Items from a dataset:
((

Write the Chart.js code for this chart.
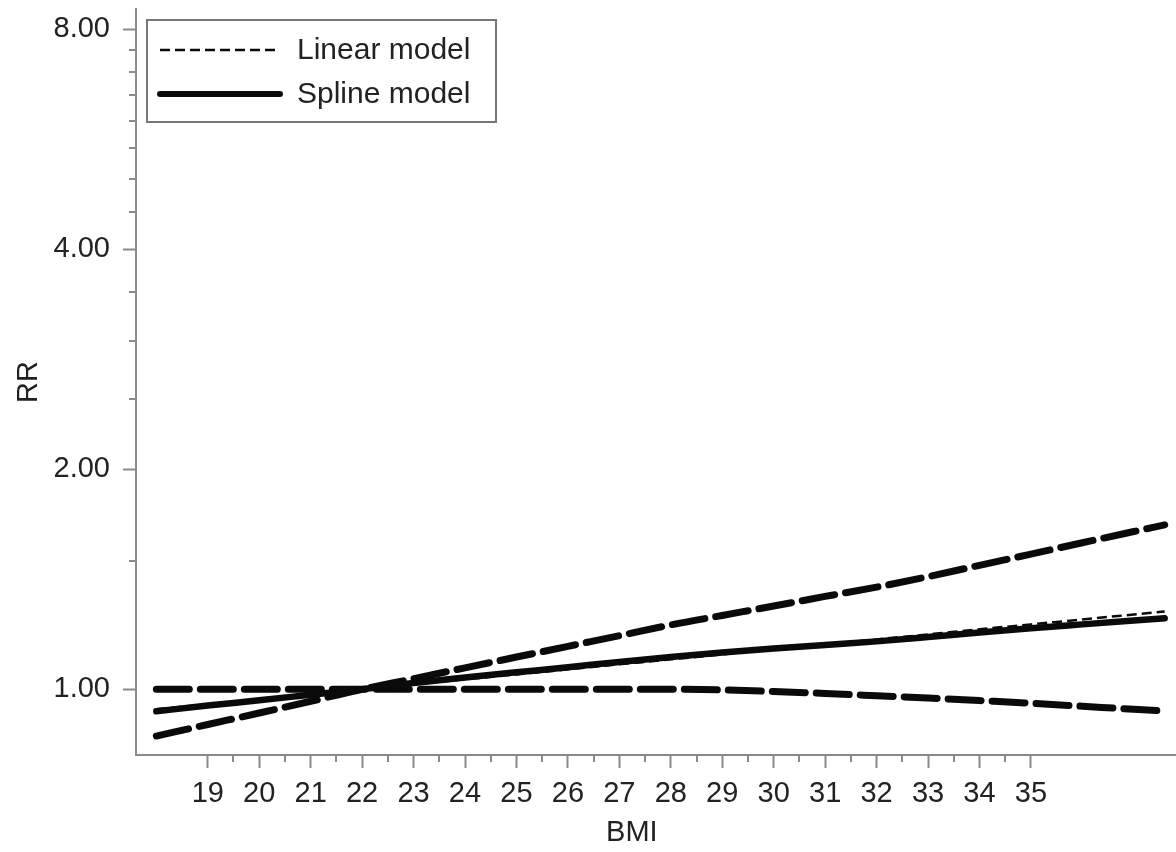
<!DOCTYPE html>
<html>
<head>
<meta charset="utf-8">
<script src="https://cdn.jsdelivr.net/npm/chart.js@4.4.1/dist/chart.umd.min.js"></script>
<style>
  html, body { margin: 0; padding: 0; background: #fff; }
  #wrap { width: 1176px; height: 852px; }
</style>
</head>
<body>
<div id="wrap"><canvas id="rrChart" width="1176" height="852"></canvas></div>
<script>
// BMI values along the x axis
const bmi = [18, 19, 20, 21, 22, 23, 24, 25, 26, 27, 28, 29, 30, 31, 32, 33, 34, 35, 36, 37, 37.6];

// relative risks
const splineRR = [0.933, 0.950, 0.966, 0.983, 1.0, 1.020, 1.038, 1.055, 1.072, 1.090, 1.107, 1.123, 1.137, 1.150, 1.163, 1.179, 1.196, 1.212, 1.227, 1.242, 1.251];
const linearRR = [0.939, 0.954, 0.969, 0.984, 1.0, 1.016, 1.032, 1.048, 1.065, 1.082, 1.099, 1.116, 1.134, 1.152, 1.170, 1.189, 1.208, 1.227, 1.246, 1.266, 1.278];
const ciRising = [0.863, 0.895, 0.928, 0.963, 1.0, 1.034, 1.070, 1.107, 1.145, 1.184, 1.225, 1.262, 1.300, 1.340, 1.380, 1.426, 1.478, 1.531, 1.587, 1.644, 1.679];
const ciFlat = [1.0, 1.0, 1.0, 1.0, 1.0, 1.0, 1.0, 1.0, 1.0, 1.0, 1.0, 0.998, 0.993, 0.987, 0.980, 0.973, 0.965, 0.957, 0.948, 0.939, 0.934];

// tick values
const xTicks = [19, 20, 21, 22, 23, 24, 25, 26, 27, 28, 29, 30, 31, 32, 33, 34, 35];
const xMinorTicks = [19.5, 20.5, 21.5, 22.5, 23.5, 24.5, 25.5, 26.5, 27.5, 28.5, 29.5, 30.5, 31.5, 32.5, 33.5, 34.5];
const yTicks = [1, 2, 4, 8];
const yMinorTicks = [1.5, 2.5, 3, 3.5, 4.5, 5, 5.5, 6, 6.5, 7, 7.5];

const axisGray = '#8a8a8a';
const textColor = '#222';
const ink = '#0a0a0a';
const fontFamily = "'Liberation Sans', Arial, sans-serif";

Chart.defaults.font.family = fontFamily;
Chart.defaults.color = textColor;

function toPoints(ys) {
    return bmi.map((x, i) => ({ x: x, y: ys[i] }));
}

// short minor ticks on both axes
const minorTicks = {
    id: 'minorTicks',
    afterDraw(chart) {
        const c = chart.ctx;
        const xs = chart.scales.x;
        const ys = chart.scales.y;
        c.save();
        c.strokeStyle = axisGray;
        c.lineWidth = 2;
        c.beginPath();
        xMinorTicks.forEach(v => {
            const px = Math.round(xs.getPixelForValue(v));
            c.moveTo(px, xs.top);
            c.lineTo(px, xs.top + 7);
        });
        yMinorTicks.forEach(v => {
            const py = Math.round(ys.getPixelForValue(v));
            c.moveTo(ys.right, py);
            c.lineTo(ys.right - 7, py);
        });
        c.stroke();
        c.restore();
    }
};

// legend in a box, top left inside the plot
const boxLegend = {
    id: 'boxLegend',
    afterDraw(chart) {
        const c = chart.ctx;
        const area = chart.chartArea;
        const bx = area.left + 11, by = area.top + 11, bw = 349, bh = 102;
        c.save();
        c.fillStyle = '#fff';
        c.fillRect(bx, by, bw, bh);
        c.strokeStyle = '#777';
        c.lineWidth = 2;
        c.strokeRect(bx, by, bw, bh);

        const items = chart.data.datasets.filter(d => d.inLegend);
        items.sort((a, b) => a.legendRow - b.legendRow);
        items.forEach((d, i) => {
            const y = by + 30 + i * 44;
            c.beginPath();
            c.strokeStyle = d.borderColor;
            c.lineWidth = d.legendWidth || d.borderWidth;
            c.lineCap = d.borderCapStyle || 'butt';
            c.setLineDash(d.borderDash || []);
            c.moveTo(bx + 13, y);
            c.lineTo(bx + 133, y);
            c.stroke();
            c.setLineDash([]);
            c.fillStyle = textColor;
            c.font = '30px ' + fontFamily;
            c.textBaseline = 'middle';
            c.fillText(d.label, bx + 150, y + 1);
        });
        c.restore();
    }
};

const data = {
    datasets: [
        {
            label: 'Spline model',
            data: toPoints(splineRR),
            borderColor: ink,
            borderWidth: 6.5,
            legendWidth: 6,
            borderCapStyle: 'round',
            inLegend: true,
            legendRow: 1
        },
        {
            label: 'Linear model',
            data: toPoints(linearRR),
            borderColor: ink,
            borderWidth: 2.5,
            borderDash: [10, 5],
            inLegend: true,
            legendRow: 0
        },
        {
            label: '95% CI',
            data: toPoints(ciRising),
            borderColor: ink,
            borderWidth: 7,
            borderDash: [33, 11],
            borderCapStyle: 'round'
        },
        {
            label: '95% CI ',
            data: toPoints(ciFlat),
            borderColor: ink,
            borderWidth: 7,
            borderDash: [33, 11],
            borderCapStyle: 'round'
        }
    ]
};

const config = {
    type: 'line',
    data: data,
    options: {
        responsive: false,
        animation: false,
        devicePixelRatio: 1,
        layout: { padding: { top: 9, right: 0, bottom: 0, left: 0 } },
        elements: {
            point: { radius: 0 },
            line: { cubicInterpolationMode: 'monotone', fill: false }
        },
        plugins: {
            legend: { display: false },
            tooltip: { enabled: false }
        },
        scales: {
            x: {
                type: 'linear',
                min: 17.605,
                max: 37.82,
                afterBuildTicks: scale => { scale.ticks = xTicks.map(v => ({ value: v })); },
                afterFit: scale => { scale.height = 97; scale.paddingLeft = 0; scale.paddingRight = 0; },
                border: { display: true, color: axisGray, width: 2 },
                grid: { drawOnChartArea: false, drawTicks: true, tickLength: 13, tickColor: axisGray, tickWidth: 2 },
                ticks: {
                    autoSkip: false,
                    maxRotation: 0,
                    padding: 9,
                    color: textColor,
                    font: { size: 29 },
                    callback: function (value) { return String(value); }
                },
                title: {
                    display: true,
                    text: 'BMI      ',
                    color: textColor,
                    font: { size: 29 },
                    padding: { top: 0, bottom: 2 }
                }
            },
            y: {
                type: 'logarithmic',
                min: 0.813,
                max: 8.53,
                afterBuildTicks: scale => { scale.ticks = yTicks.map(v => ({ value: v })); },
                afterFit: scale => { scale.width = 136; scale.paddingTop = 0; scale.paddingBottom = 0; },
                border: { display: true, color: axisGray, width: 2 },
                grid: { drawOnChartArea: false, drawTicks: true, tickLength: 13, tickColor: axisGray, tickWidth: 2 },
                ticks: {
                    padding: 13,
                    color: textColor,
                    font: { size: 29 },
                    callback: function (value) { return Number(value).toFixed(2); }
                },
                title: {
                    display: true,
                    text: 'RR',
                    color: textColor,
                    font: { size: 29 },
                    padding: { top: 12, bottom: 0 }
                }
            }
        }
    },
    plugins: [minorTicks, boxLegend]
};

const rrChart = new Chart(document.getElementById('rrChart'), config);
</script>
</body>
</html>
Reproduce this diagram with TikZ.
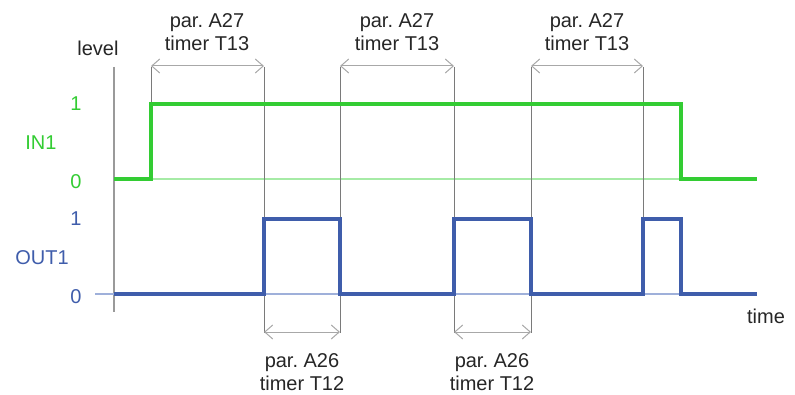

))

■ Instruction ■
Set down again, exactly, the lines of the material above from its first line to the one with "36, 37, 37.6];", inclusive. Leave the pictures out.

■ Answer to the problem ■
Write the Chart.js code for this chart.
<!DOCTYPE html>
<html>
<head>
<meta charset="utf-8">
<script src="https://cdn.jsdelivr.net/npm/chart.js@4.4.1/dist/chart.umd.min.js"></script>
<style>
  html, body { margin: 0; padding: 0; background: #fff; }
  #wrap { width: 1176px; height: 852px; }
</style>
</head>
<body>
<div id="wrap"><canvas id="rrChart" width="1176" height="852"></canvas></div>
<script>
// BMI values along the x axis
const bmi = [18, 19, 20, 21, 22, 23, 24, 25, 26, 27, 28, 29, 30, 31, 32, 33, 34, 35, 36, 37, 37.6];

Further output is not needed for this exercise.